The Irish Heart Foundation is calling for a total ban on the marketing of junk food to children under the age of 16.
The foundation is warning that child obesity is the single biggest threat to the country's health.
It said digital marketing remains unregulated in Ireland - allowing multinational junk food companies to target children with "unscrupulous" tactics.
@csjmacey @Irishheart_ie tells Oireachtas committee today that controversial tactics employed by Cambridge Analytica to target voters in the US Presidential Election have been used for years by junk food marketers to distort children’s food choices #stoptargetingkids pic.twitter.com/hIeZTJNQhW
— Irish Heart Foundation (@Irishheart_ie) April 18, 2018
Speaking at the Oireachtas Children's Committee today, IHF head of advocacy Chris Macey said the government must take stronger action to protect children:
"We know junk food marketing is fuelling obesity; that obesity is damaging children and that the State is failing to protect children's health," he said.

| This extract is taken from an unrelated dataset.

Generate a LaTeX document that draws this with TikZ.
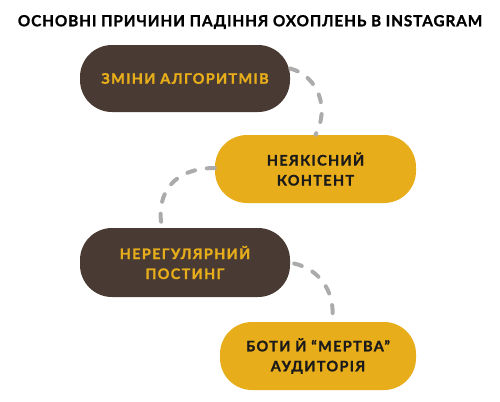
\documentclass[tikz,border=0pt]{standalone}
\usepackage{fontspec}
\setmainfont{Lato}
\newfontfamily\boxfont{Lato}[LetterSpace=9,BoldFeatures={FakeBold=1.2}]
\newfontfamily\titlefont{Lato}[LetterSpace=6,BoldFeatures={FakeBold=1.2}]
\definecolor{brownc}{HTML}{493B33}
\definecolor{yellowc}{HTML}{E8AD1A}
\definecolor{dashc}{HTML}{ABABAB}
\definecolor{inkc}{HTML}{1A1A1A}
\begin{document}
\begin{tikzpicture}[x=1bp,y=-1bp,
  pill/.style={rectangle,rounded corners=32bp,inner sep=0pt,align=center,
    font=\boxfont\bfseries\fontsize{14.5bp}{20bp}\selectfont},
  darkpill/.style={pill,fill=brownc,text=yellowc},
  lightpill/.style={pill,fill=yellowc,text=inkc},
  link/.style={draw=dashc,line width=4bp,line cap=round,dash pattern=on 8bp off 12bp}]
\useasboundingbox (0,0) rectangle (500,401);
\node[font=\titlefont\bfseries\fontsize{15.3bp}{18bp}\selectfont,text=black] (title) at (250,22) {ОСНОВНІ ПРИЧИНИ ПАДІННЯ ОХОПЛЕНЬ В INSTAGRAM};
\node[darkpill,minimum width=210bp,minimum height=67bp] (b1) at (185,78.5) {ЗМІНИ АЛГОРИТМІВ};
\node[lightpill,minimum width=201bp,minimum height=68bp] (b2) at (315.5,169) {НЕЯКІСНИЙ\\КОНТЕНТ};
\node[darkpill,minimum width=210bp,minimum height=69bp] (b3) at (185,262.5) {НЕРЕГУЛЯРНИЙ\\ПОСТИНГ};
\node[lightpill,minimum width=196bp,minimum height=68bp] (b4) at (318,356) {БОТИ Й “МЕРТВА”\\АУДИТОРІЯ};
\draw[link] ([yshift=10bp]b1.east) .. controls (318,76) and (330,108) .. (b2.north);
\draw[link] ([yshift=1bp]b2.west) .. controls (175,168) and (155,192) .. ([xshift=-23bp]b3.north);
\draw[link] ([xshift=4bp,yshift=-1bp]b3.east) .. controls (322,270) and (336,295) .. ([xshift=14bp]b4.north);
\end{tikzpicture}
\end{document}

"The only remedy, as far as we are concerned, is an outright ban on unhealthy food marketing to under-sixteen's."
The IHF 'Stop Targeting Children' campaign has been running since March 2017 - warning that lack of online regulation has allowed marketers to gain access to children's social media and interact with them like they are friends.

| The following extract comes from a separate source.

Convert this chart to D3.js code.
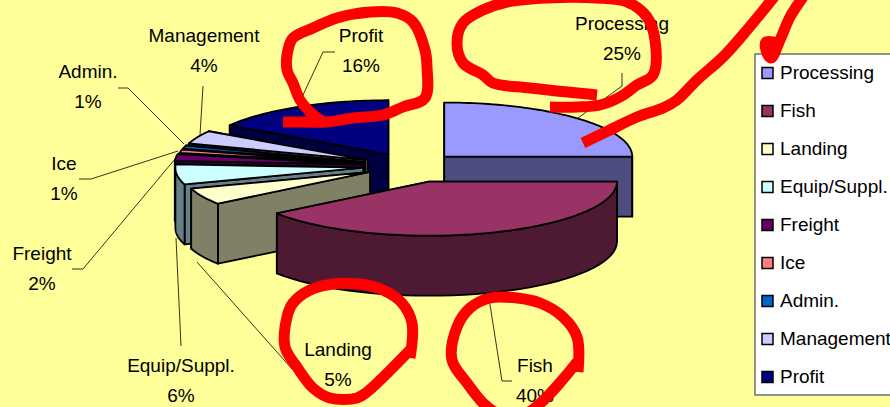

The foundation said the tactics allow junk food brands to "become part of children’s social lives" adding that "they even get children to act as marketers for them by tagging their friends in to ads, and posting messages and pictures of themselves."
Targeting children
At the Oireachtas Committee, Mr Macey said the recent revelations regarding Cambridge Analytica highlight the need to extend broadcast advertising regulation to the online sphere.

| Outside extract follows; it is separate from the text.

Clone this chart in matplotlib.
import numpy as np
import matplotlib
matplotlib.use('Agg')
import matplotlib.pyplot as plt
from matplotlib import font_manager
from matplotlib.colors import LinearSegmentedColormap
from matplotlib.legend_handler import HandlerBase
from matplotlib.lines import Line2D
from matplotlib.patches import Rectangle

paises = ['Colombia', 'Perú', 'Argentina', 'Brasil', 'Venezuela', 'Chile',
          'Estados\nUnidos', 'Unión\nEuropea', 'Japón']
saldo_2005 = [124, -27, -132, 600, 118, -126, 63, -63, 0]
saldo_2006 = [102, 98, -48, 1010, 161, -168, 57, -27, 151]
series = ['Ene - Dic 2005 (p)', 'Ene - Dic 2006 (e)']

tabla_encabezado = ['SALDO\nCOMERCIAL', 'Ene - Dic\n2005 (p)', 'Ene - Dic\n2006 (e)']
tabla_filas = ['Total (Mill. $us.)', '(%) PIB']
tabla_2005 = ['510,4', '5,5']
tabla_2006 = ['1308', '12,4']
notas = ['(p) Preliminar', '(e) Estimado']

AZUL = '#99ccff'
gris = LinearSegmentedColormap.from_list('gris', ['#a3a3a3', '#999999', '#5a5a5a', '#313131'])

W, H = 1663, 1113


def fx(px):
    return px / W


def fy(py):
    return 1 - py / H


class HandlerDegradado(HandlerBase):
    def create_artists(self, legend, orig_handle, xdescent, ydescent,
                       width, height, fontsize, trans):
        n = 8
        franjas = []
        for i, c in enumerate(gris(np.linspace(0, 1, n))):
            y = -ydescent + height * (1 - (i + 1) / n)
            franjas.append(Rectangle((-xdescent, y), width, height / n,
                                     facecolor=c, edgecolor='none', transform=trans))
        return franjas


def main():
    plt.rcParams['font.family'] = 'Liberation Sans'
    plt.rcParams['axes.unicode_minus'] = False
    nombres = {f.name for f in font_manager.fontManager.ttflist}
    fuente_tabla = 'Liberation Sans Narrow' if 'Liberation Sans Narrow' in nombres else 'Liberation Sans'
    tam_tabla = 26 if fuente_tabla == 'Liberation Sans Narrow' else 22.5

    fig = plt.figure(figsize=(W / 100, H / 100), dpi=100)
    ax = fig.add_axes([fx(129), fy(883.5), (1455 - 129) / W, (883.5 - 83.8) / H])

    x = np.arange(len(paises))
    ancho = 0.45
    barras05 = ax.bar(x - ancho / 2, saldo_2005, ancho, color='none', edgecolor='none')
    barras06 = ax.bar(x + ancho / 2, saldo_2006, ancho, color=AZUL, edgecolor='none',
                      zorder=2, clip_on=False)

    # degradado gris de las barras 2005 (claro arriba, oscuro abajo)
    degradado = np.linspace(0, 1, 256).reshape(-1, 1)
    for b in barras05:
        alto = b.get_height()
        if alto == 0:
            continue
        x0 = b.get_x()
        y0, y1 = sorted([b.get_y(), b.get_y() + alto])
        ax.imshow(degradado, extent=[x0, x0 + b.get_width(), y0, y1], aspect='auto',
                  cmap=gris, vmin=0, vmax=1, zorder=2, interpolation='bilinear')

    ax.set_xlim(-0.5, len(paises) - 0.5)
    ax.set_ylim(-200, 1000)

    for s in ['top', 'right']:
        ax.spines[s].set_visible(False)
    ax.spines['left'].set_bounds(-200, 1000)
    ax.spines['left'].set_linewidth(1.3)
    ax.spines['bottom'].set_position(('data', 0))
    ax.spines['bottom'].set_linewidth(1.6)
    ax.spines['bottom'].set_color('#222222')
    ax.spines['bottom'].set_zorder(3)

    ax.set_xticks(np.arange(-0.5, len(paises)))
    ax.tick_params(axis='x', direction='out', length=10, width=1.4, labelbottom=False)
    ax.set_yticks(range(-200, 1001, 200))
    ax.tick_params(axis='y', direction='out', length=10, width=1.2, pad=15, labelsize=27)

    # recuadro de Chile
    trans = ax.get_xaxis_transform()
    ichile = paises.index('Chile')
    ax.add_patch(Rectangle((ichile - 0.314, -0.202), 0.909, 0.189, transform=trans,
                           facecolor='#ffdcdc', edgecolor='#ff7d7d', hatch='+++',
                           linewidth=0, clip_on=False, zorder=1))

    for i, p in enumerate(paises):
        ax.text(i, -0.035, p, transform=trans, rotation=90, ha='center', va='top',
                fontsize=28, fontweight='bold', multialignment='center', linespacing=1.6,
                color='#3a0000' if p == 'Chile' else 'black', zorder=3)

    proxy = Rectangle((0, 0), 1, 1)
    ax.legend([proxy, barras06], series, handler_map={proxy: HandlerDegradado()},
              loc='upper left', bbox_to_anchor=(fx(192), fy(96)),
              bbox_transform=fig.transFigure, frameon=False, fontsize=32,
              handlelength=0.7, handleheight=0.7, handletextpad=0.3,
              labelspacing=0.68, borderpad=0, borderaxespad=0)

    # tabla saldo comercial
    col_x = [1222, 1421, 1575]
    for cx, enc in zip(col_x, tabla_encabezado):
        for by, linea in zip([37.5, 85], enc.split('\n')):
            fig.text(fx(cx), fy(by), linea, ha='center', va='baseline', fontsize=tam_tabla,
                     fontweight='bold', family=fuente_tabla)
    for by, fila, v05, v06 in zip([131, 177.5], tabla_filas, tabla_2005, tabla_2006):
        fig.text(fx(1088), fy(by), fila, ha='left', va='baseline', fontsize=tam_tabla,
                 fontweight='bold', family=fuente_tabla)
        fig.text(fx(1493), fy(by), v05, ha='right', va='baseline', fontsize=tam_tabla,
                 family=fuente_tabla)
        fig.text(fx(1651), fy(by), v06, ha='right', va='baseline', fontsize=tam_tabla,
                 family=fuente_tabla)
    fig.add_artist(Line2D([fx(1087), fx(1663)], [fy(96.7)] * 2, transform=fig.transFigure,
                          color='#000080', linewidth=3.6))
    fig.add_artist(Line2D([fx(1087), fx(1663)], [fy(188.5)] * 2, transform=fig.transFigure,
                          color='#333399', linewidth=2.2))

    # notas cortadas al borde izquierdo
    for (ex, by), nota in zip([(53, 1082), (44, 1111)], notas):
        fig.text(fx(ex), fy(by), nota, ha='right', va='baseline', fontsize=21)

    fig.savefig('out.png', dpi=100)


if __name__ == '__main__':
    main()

"If a small consultancy company virtually nobody had heard of potentially influenced the course of a US presidential election using data harvested via Facebook, imagine the extent to which junk food marketers can use digital platforms to manipulate children.
"Junk food marketing involves the world's best marketing brains in the biggest agencies relentlessly targeting children who we know are way more susceptible to advertising, every single day."
He said junk food marketers have been using these tactics "for years to bombard children with clever marketing messages that distort their food choices."
The foundation has warned that one-in-four children in Ireland is obese.